The third Parliament (1974 – 1979) remains the most principled and assertive House in the country, on account of the candour and patriotism with which it addressed national issues.

That was the Parliament in which leaders like JM Kariuki (Nyandarua North), Chief Gitonga (Kitui East), Elijah Mwangale (Bungoma East), Martin Shikuku (Butere), Mark Mwithaga (Nakuru Town), Mwangi Karungaru (Embakasi), Charles Rubia (Starehe), George Anyona (Kitutu East), Chelagat Mutai (Eldoret North), Jean Marie Seroney (Tindret) and Yunis Ali (Langata), among others, were an essential opposition under a one party regime.

Even ministers like Masinde Muliro and Peter Kibisu found it possible to stand up to the government of the day. 

 Placed on the weighing scales of representation of the people, oversight and even legislation, Kenya’s 12thParliament will receive harsh judgement in the court of history. It will be remembered as a hugely divided partisan institution that failed to live to the credo of serving conscientiously. It was huge on noise, sycophancy and self-sating politics.
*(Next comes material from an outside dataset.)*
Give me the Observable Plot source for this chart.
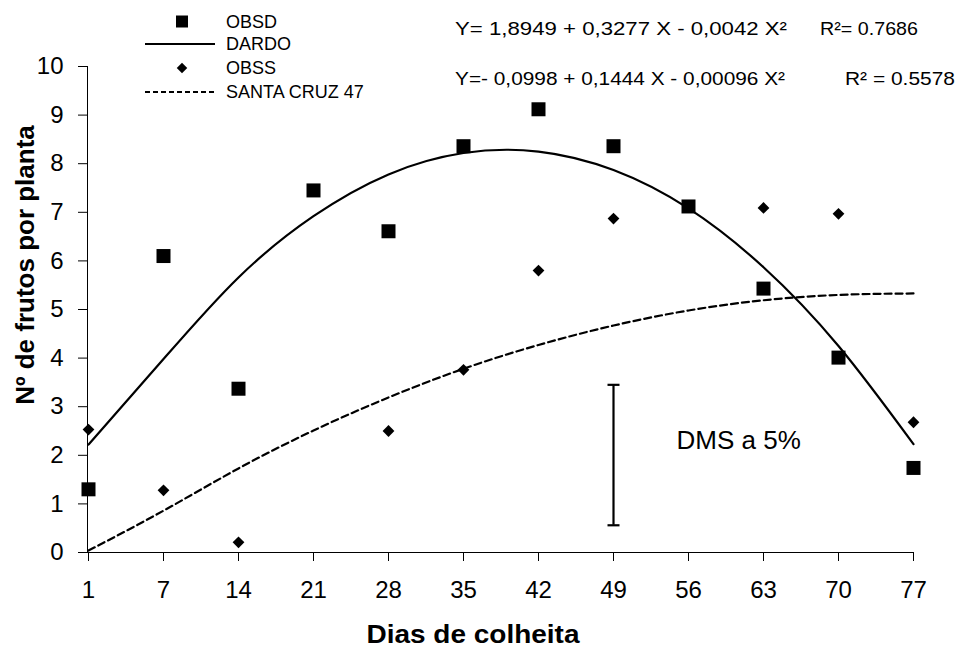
<!DOCTYPE html>
<html><head><meta charset="utf-8">
<script src="https://cdn.jsdelivr.net/npm/d3@7"></script>
<script src="https://cdn.jsdelivr.net/npm/@observablehq/plot@0.6"></script>
<style>
html,body{margin:0;padding:0;background:#fff;}
#chart{position:relative;width:972px;height:648px;overflow:hidden;}
</style></head><body><div id="chart"></div>
<script>
// ---- data ----
const days = [1, 7, 14, 21, 28, 35, 42, 49, 56, 63, 70, 77];
const obsd = [1.30, 6.10, 3.37, 7.45, 6.61, 8.36, 9.12, 8.36, 7.12, 5.43, 4.01, 1.74];
const obss = [2.53, 1.28, 0.21, null, 2.50, 3.76, 5.80, 6.87, null, 7.09, 6.97, 2.68];
const dardoFit = [2.22, 3.98, 5.66, 6.92, 7.78, 8.22, 8.25, 7.87, 7.08, 5.87, 4.25, 2.23];
const santaFit = [0.04, 0.86, 1.73, 2.51, 3.19, 3.78, 4.27, 4.67, 4.98, 5.19, 5.30, 5.33];
const yTicks = [0, 1, 2, 3, 4, 5, 6, 7, 8, 9, 10];
const dmsDay = [49];
const dmsLow = [0.56];
const dmsHigh = [3.45];
const dmsLabel = ["DMS a 5%"];
const legendLabels = ["OBSD", "DARDO", "OBSS", "SANTA CRUZ 47"];
const equations = ["Y= 1,8949 + 0,3277 X - 0,0042 X²", "Y=- 0,0998 + 0,1444 X - 0,00096 X²"];
const r2Labels = ["R²= 0.7686", "R² = 0.5578"];
const xTitle = "Dias de colheita";
const yTitle = "Nº de frutos por planta";

// ---- tables ----
const rows = days.map((d, i) => ({day: d, obsd: obsd[i], obss: obss[i], dardo: dardoFit[i], santa: santaFit[i]}));
const dms = dmsDay.map((d, i) => ({day: d, lo: dmsLow[i], hi: dmsHigh[i], mid: (dmsLow[i] + dmsHigh[i]) / 2 + 0.3, label: dmsLabel[i]}));
const dmsCaps = dms.flatMap(r => [{day: r.day, v: r.lo}, {day: r.day, v: r.hi}]);

// horizontal cap symbol for the DMS bar
const capSymbol = {
  draw(context, size) {
    const w = Math.sqrt(size / Math.PI);
    context.moveTo(-w, 0);
    context.lineTo(w, 0);
  }
};

const FONT = "'Liberation Sans', Arial, Helvetica, sans-serif";

const plot = Plot.plot({
  width: 972, height: 648,
  marginLeft: 87, marginRight: 59, marginTop: 66, marginBottom: 96,
  style: {fontFamily: FONT, fontSize: "24px", background: "white", color: "black", overflow: "visible"},
  x: {type: "point", domain: days, padding: 0, tickSize: 9, tickPadding: 19, line: true, label: null},
  y: {domain: [0, 10], ticks: yTicks, tickSize: 9, tickPadding: 15, line: true, label: null},
  marks: [
    Plot.line(rows, {x: "day", y: "dardo", curve: "natural", stroke: "black", strokeWidth: 2.2}),
    Plot.line(rows, {x: "day", y: "santa", curve: "natural", stroke: "black", strokeWidth: 2.2, strokeDasharray: "7,4"}),
    Plot.ruleX(dms, {x: "day", y1: "lo", y2: "hi", stroke: "black", strokeWidth: 2.2}),
    Plot.dot(dmsCaps, {x: "day", y: "v", symbol: capSymbol, r: 6, fill: "none", stroke: "black", strokeWidth: 2.2}),
    Plot.text(dms, {x: "day", y: "mid", text: "label", textAnchor: "start", dx: 63, fontSize: 26}),
    Plot.dot(rows, {x: "day", y: "obss", symbol: "diamond2", r: 5.3, fill: "black", stroke: "none"}),
    Plot.dot(rows, {x: "day", y: "obsd", symbol: "square", r: 7.9, fill: "black", stroke: "none"})
  ]
});

document.getElementById("chart").appendChild(plot);

// ---- legend, equations, axis titles ----
const svg = d3.select(plot);
const g = svg.append("g").attr("font-family", FONT).attr("fill", "black").attr("text-anchor", "start");
const legY = [21.5, 44, 68, 92];
legendLabels.forEach((lab, i) => {
  g.append("text").attr("x", 226).attr("y", legY[i]).attr("dy", "0.35em").attr("font-size", 18).text(lab);
});
g.append("path").attr("d", d3.symbol(d3.symbolSquare, 144)()).attr("transform", `translate(182,${legY[0]})`);
g.append("line").attr("x1", 145).attr("x2", 215).attr("y1", legY[1]).attr("y2", legY[1]).attr("stroke", "black").attr("stroke-width", 2);
g.append("path").attr("d", d3.symbol(d3.symbolDiamond2, 70)()).attr("transform", `translate(182,${legY[2]})`);
g.append("line").attr("x1", 145).attr("x2", 215).attr("y1", legY[3]).attr("y2", legY[3]).attr("stroke", "black").attr("stroke-width", 2).attr("stroke-dasharray", "5,3");

const eqY = [28, 78];
const eqW = [332, 330];
const r2X = [820, 845];
const r2W = [98, 110];
equations.forEach((e, i) => {
  g.append("text").attr("x", 455).attr("y", eqY[i]).attr("dy", "0.35em").attr("font-size", 19)
    .attr("textLength", eqW[i]).attr("lengthAdjust", "spacingAndGlyphs").text(e);
  g.append("text").attr("x", r2X[i]).attr("y", eqY[i]).attr("dy", "0.35em").attr("font-size", 19)
    .attr("textLength", r2W[i]).attr("lengthAdjust", "spacingAndGlyphs").text(r2Labels[i]);
});

g.append("text").attr("transform", "translate(25,265) rotate(-90)").attr("text-anchor", "middle").attr("dy", "0.35em")
  .attr("font-size", 26).attr("font-weight", "bold").text(yTitle);
g.append("text").attr("x", 473).attr("y", 643).attr("text-anchor", "middle")
  .attr("font-size", 25).attr("font-weight", "bold")
  .attr("textLength", 213).attr("lengthAdjust", "spacingAndGlyphs").text(xTitle);
</script>
</body></html>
It failed to enact gender laws, made unconstitutional laws, and burdened the country with a debilitating cost of living. Worst of all, it played the sycophant to the Executive, in a country where the doctrine of separation of powers and ruling through the principle of checks and balances is a constitutional imperative. 

As the sun sets on Kenya’s 12th Parliament, those in the business of prayer will possibly pray that a different kind of MP returns in the 13th Parliament, later in the year. This will be an MP who recognises that she is not a cow, no matter how loyal she may be to her party boss, or to the president.

He will be an MP who understands that there is a higher kind of loyalty, that is loyalty to the country and to God. The 12th Parliament failed in this regard.